North America, United States, California, Yosemite, The Prow, Washington Column

Publication Year: 1970.

The Prow, Washington Column. Call me Glen Denny. In June, I was near Dinner Ledge on the Washington Column. All day I had been watching Robbins and Mike Covington chipping away at Royal’s latest pipe-dream: a new route up the smooth face between the south and east faces of the column. They had started the previous afternoon, climbing 300 feet to reach a ledge for the night. Someone had placed a bomb in Cuv’s mind and after he had placed 11 bolts late the second day, it went off, blowing to the winds any ambitions to whittle away at the slowly yielding wall. So Mike came down, and I, being handy, went up.

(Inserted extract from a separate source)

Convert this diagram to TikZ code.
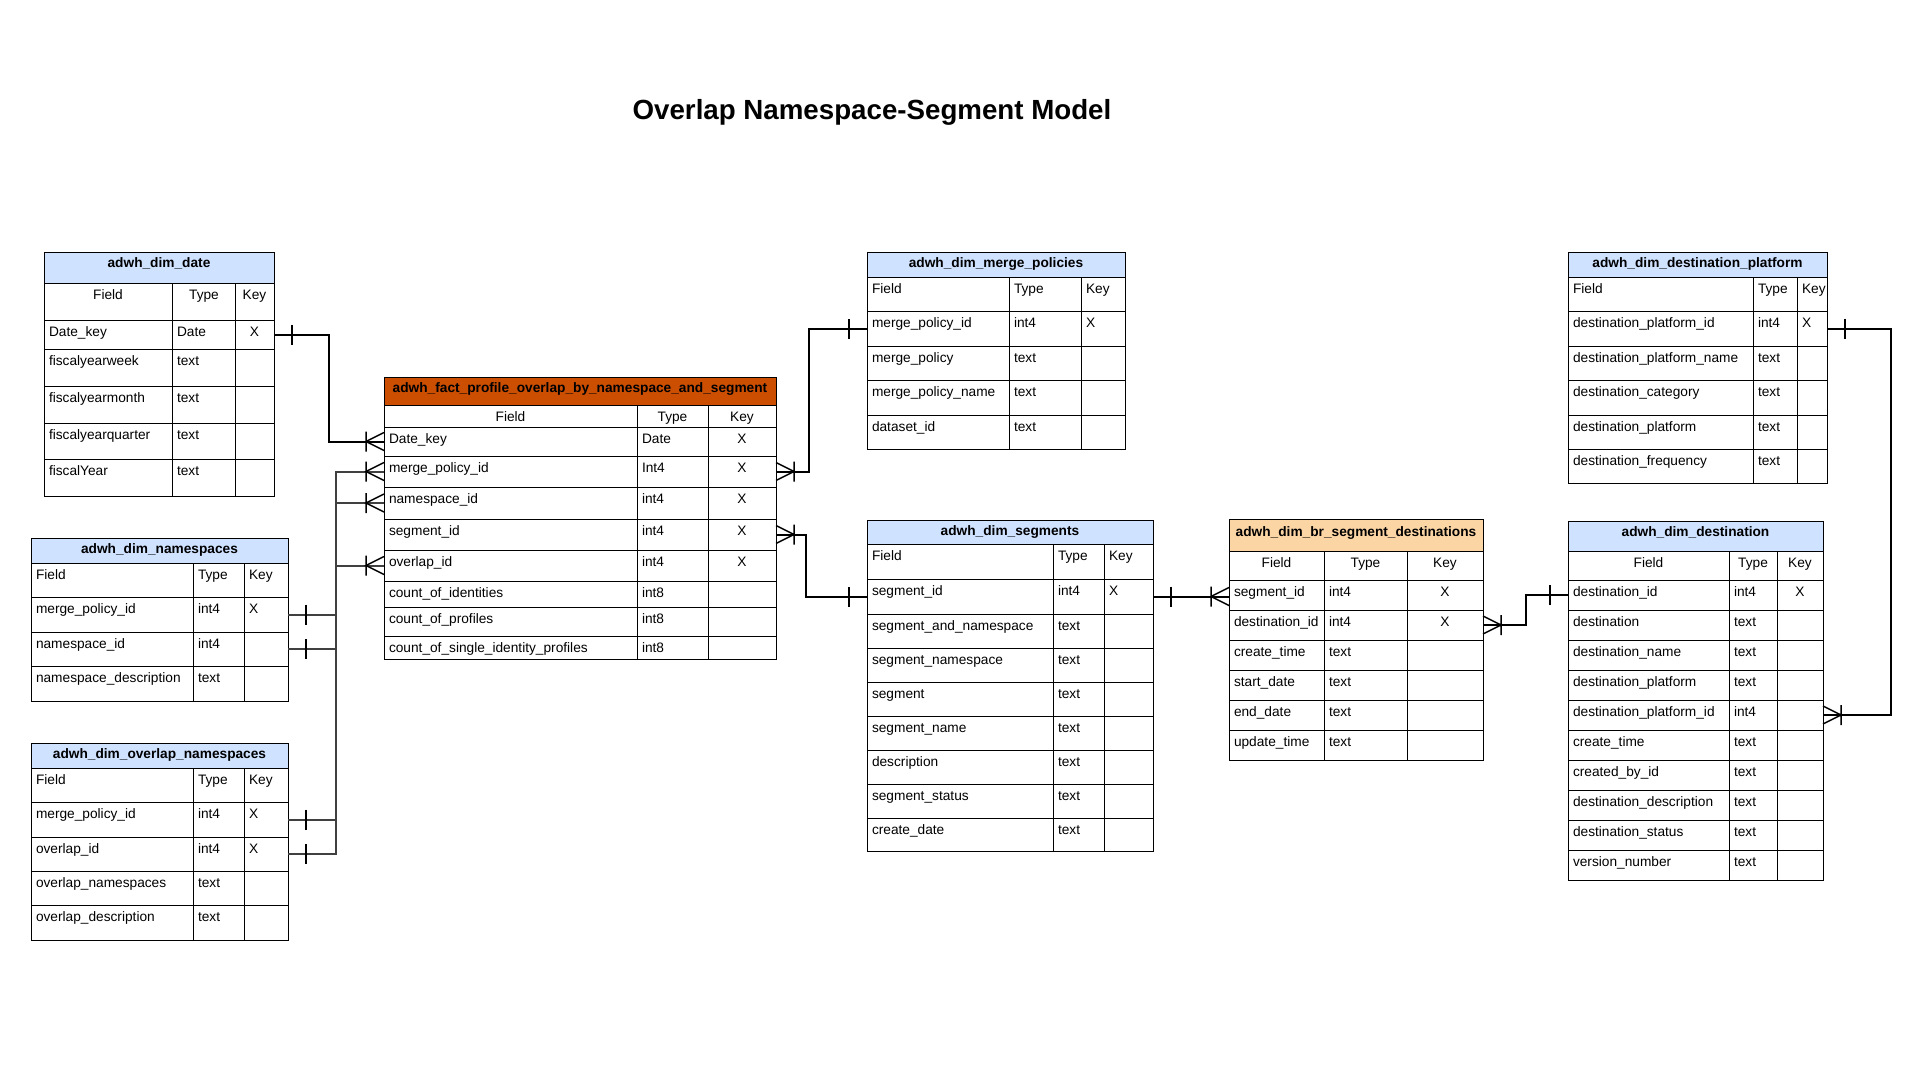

We slept on the same 300-foot ledge and during the next three days swung leads up the center of the elegant fin. The wall is narrow, only 200 feet across. And it’s thin, too. Expanding flakes, rurp cracks — that sort of thing. The smoothest wall, says Robbins, that he’s ever been on. Still, we used only 38 bolts. 1300 feet. A fine, interesting, different route. It starts at the rope-up place for Dinner Ledge, goes up an easy dihedral on the right, up a creased face on the right, up a thin corner, left around an overhang (loose here), and up to a good ledge via a terrifying sky-hook move (Robbins was scared); then follow bolts and cracks for four pitches to the top of a strange dihedral (Strange Dihedral); a zig right, a zag left, up to Tapir Terrace, then into the big corner leading to the summit, where after two pitches it zags left to a long platform and up the crack above to the rotten top. For a better way: at the long platform, try dipping around the corner to a chimney behind a 300-foot flake. This may provide an avenue through the summit crud. NCCS VI, F7, A4.